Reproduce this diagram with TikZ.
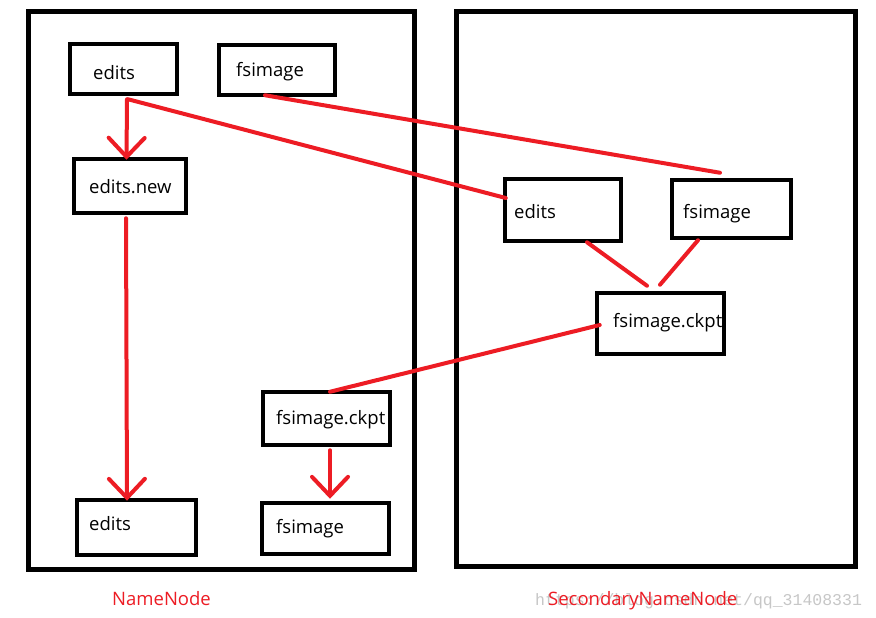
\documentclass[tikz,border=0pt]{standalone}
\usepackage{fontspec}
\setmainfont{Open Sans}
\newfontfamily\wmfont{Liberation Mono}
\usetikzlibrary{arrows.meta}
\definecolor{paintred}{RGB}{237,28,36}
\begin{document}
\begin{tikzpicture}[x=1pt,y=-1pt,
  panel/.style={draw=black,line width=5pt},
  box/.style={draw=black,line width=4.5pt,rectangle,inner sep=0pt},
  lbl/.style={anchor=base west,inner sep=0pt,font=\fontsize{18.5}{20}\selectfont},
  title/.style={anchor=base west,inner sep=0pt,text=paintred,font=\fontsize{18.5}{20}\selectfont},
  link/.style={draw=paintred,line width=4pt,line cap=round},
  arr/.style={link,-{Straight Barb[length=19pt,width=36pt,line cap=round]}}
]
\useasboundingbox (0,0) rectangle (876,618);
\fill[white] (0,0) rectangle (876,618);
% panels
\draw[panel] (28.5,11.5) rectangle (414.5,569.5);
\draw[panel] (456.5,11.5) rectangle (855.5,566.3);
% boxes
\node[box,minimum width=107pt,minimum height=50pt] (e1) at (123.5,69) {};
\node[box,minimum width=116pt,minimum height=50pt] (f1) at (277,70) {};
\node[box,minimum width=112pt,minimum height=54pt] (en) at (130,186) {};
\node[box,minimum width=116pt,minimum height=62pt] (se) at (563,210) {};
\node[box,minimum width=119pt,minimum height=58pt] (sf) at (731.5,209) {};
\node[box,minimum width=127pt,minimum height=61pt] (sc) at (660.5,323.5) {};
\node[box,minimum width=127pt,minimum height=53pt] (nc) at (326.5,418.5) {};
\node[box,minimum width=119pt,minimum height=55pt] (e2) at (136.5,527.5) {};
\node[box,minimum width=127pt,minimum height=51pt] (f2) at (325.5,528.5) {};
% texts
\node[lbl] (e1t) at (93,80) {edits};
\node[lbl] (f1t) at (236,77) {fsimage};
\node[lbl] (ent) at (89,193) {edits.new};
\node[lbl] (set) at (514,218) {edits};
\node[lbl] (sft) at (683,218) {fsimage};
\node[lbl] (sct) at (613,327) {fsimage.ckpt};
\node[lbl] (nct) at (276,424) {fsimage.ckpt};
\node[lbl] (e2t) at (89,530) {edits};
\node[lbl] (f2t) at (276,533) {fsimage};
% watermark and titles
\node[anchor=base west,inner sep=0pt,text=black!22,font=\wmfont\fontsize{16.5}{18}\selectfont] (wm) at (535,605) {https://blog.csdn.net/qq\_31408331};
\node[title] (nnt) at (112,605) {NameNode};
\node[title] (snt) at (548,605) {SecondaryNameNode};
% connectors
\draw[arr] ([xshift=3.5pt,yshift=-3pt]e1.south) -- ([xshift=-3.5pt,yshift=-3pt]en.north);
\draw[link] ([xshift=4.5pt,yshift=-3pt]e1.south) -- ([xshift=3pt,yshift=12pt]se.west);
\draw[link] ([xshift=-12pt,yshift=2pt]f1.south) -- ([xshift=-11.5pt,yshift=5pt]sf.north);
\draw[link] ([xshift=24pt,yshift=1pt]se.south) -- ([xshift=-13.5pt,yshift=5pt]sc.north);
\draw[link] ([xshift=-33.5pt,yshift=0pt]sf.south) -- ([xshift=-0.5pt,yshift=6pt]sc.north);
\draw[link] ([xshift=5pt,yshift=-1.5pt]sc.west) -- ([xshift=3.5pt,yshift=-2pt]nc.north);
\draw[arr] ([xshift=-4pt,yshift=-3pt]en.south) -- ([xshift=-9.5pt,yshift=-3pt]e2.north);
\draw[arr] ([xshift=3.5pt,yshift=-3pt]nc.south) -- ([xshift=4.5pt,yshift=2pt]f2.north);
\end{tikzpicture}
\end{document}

****************************************

Reproduce the listing word for word and omit its pictures.

• Response to this exercise:
Reproduce this diagram with TikZ.
\documentclass[tikz,border=0pt]{standalone}
\usepackage{fontspec}
\setmainfont{Open Sans}
\newfontfamily\wmfont{Liberation Mono}
\usetikzlibrary{arrows.meta}
\definecolor{paintred}{RGB}{237,28,36}
\begin{document}
\begin{tikzpicture}[x=1pt,y=-1pt,
  panel/.style={draw=black,line width=5pt},
  box/.style={draw=black,line width=4.5pt,rectangle,inner sep=0pt},
  lbl/.style={anchor=base west,inner sep=0pt,font=\fontsize{18.5}{20}\selectfont},
  title/.style={anchor=base west,inner sep=0pt,text=paintred,font=\fontsize{18.5}{20}\selectfont},
  link/.style={draw=paintred,line width=4pt,line cap=round},
  arr/.style={link,-{Straight Barb[length=19pt,width=36pt,line cap=round]}}
]
\useasboundingbox (0,0) rectangle (876,618);
\fill[white] (0,0) rectangle (876,618);
% panels
\draw[panel] (28.5,11.5) rectangle (414.5,569.5);
\draw[panel] (456.5,11.5) rectangle (855.5,566.3);
% boxes
\node[box,minimum width=107pt,minimum height=50pt] (e1) at (123.5,69) {};
\node[box,minimum width=116pt,minimum height=50pt] (f1) at (277,70) {};
\node[box,minimum width=112pt,minimum height=54pt] (en) at (130,186) {};
\node[box,minimum width=116pt,minimum height=62pt] (se) at (563,210) {};
\node[box,minimum width=119pt,minimum height=58pt] (sf) at (731.5,209) {};
\node[box,minimum width=127pt,minimum height=61pt] (sc) at (660.5,323.5) {};
\node[box,minimum width=127pt,minimum height=53pt] (nc) at (326.5,418.5) {};
\node[box,minimum width=119pt,minimum height=55pt] (e2) at (136.5,527.5) {};
\node[box,minimum width=127pt,minimum height=51pt] (f2) at (325.5,528.5) {};
% texts
\node[lbl] (e1t) at (93,80) {edits};
\node[lbl] (f1t) at (236,77) {fsimage};
\node[lbl] (ent) at (89,193) {edits.new};
\node[lbl] (set) at (514,218) {edits};
\node[lbl] (sft) at (683,218) {fsimage};
\node[lbl] (sct) at (613,327) {fsimage.ckpt};
\node[lbl] (nct) at (276,424) {fsimage.ckpt};
\node[lbl] (e2t) at (89,530) {edits};
\node[lbl] (f2t) at (276,533) {fsimage};
% watermark and titles
\node[anchor=base west,inner sep=0pt,text=black!22,font=\wmfont\fontsize{16.5}{18}\selectfont] (wm) at (535,605) {https://blog.csdn.net/qq\_31408331};
\node[title] (nnt) at (112,605) {NameNode};
\node[title] (snt) at (548,605) {SecondaryNameNode};
% connectors
\draw[arr] ([xshift=3.5pt,yshift=-3pt]e1.south) -- ([xshift=-3.5pt,yshift=-3pt]en.north);
\draw[link] ([xshift=4.5pt,yshift=-3pt]e1.south) -- ([xshift=3pt,yshift=12pt]se.west);
\draw[link] ([xshift=-12pt,yshift=2pt]f1.south) -- ([xshift=-11.5pt,yshift=5pt]sf.north);
\draw[link] ([xshift=24pt,yshift=1pt]se.south) -- ([xshift=-13.5pt,yshift=5pt]sc.north);
\draw[link] ([xshift=-33.5pt,yshift=0pt]sf.south) -- ([xshift=-0.5pt,yshift=6pt]sc.north);
\draw[link] ([xshift=5pt,yshift=-1.5pt]sc.west) -- ([xshift=3.5pt,yshift=-2pt]nc.north);
\draw[arr] ([xshift=-4pt,yshift=-3pt]en.south) -- ([xshift=-9.5pt,yshift=-3pt]e2.north);
\draw[arr] ([xshift=3.5pt,yshift=-3pt]nc.south) -- ([xshift=4.5pt,yshift=2pt]f2.north);
\end{tikzpicture}
\end{document}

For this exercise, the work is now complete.